Free public event explores the 1911 ‘All India’ cricket tour of England
A fascinating chapter in cricket history will be explored at a free public event on Tuesday 1 October when Dr Prashant Kidambi, Associate Professor of colonial urban history, discusses the first ever Indian tour of England in 1911.
As Britain celebrated a new age with the coronation of King George V, an ‘All India’ team led by the Maharaja of Patiala arrived for a series of 23 matches. Fourteen of these were ‘first class fixtures’, with the visitors completing a tour scorecard of won two, drew two, lost ten.
Previous attempts to form an ‘All India’ cricket team had fallen apart because of political and religious disagreements, which the 1911 squad somehow overcame, combining the talents of six Parsis, five Hindus and three Muslims.
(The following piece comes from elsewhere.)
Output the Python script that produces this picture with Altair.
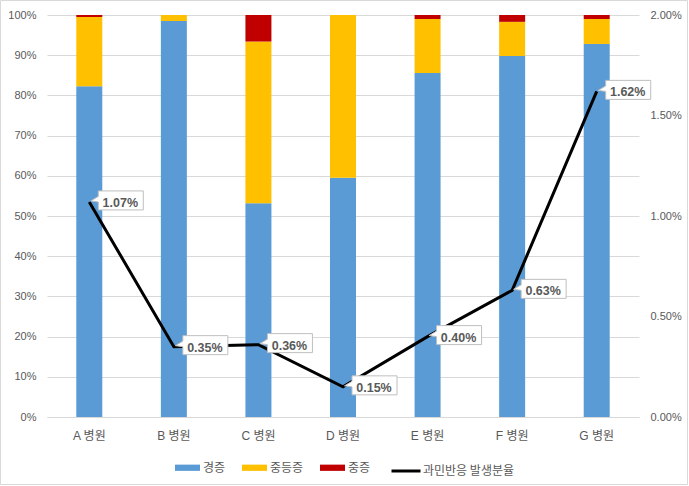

Significantly, two of the squad were Dalits, considered part of the ‘untouchable’ caste – one of whom, Palwankar Baloo, was the tour’s star player, taking 114 wickets across all 23 games.
Dr Kidambi’s new book explores how the very idea of India took shape on the cricket field and raises important questions about the role of sport in shaping our ideas about belonging, ethnicity, race and national identity today. On Tuesday he will be joined for an expert panel discussion by Professor Richard Holt, internationally known for his work on sport and Victorian Britain, Dr Paul Campbell, a University of Leicester sociologist and expert on ‘race’ and sport, and Kamlesh Purohit, ex-cricket correspondent for BBC Asian Network.
The event, which has been organised by the University’s unit for Diversity, Inclusion and Community Engagement (DICE) in association with Leicestershire County Cricket Club, will take place in the Attenborough Building in the centre of campus, between 6.30pm and 9.00pm. Places are free and can be booked via Eventbrite.
Professor Surinder Sharma from DICE said: “This has been a fantastic summer for English cricket – a World Cup win and a pulsating Ashes series. However, the cricket loyalties of many BAME British people lie elsewhere, on the sub-continent, where the draw of the Indian, Pakistani and Bangladeshi cricket teams remain powerful, even for young cricket lovers who have been born and bred here.
“Indian cricket, especially, is a beguiling force in the world game, whether in test matches or in the shape of the hugely entertaining and commercially successful IPL. But how did we get here? How was this relationship been the English and Indian cricket originally formed? Why does cricket matter for much to India? Dr Kidambi’s book offers a fascinating insight into these questions. We also draw on the views of some excellent respondents. There will be plenty of time for questions from the audience.”
Cricket Country: An Indian Odyssey in the Age of Empire by Prashant Kidambi is published by Oxford University Press.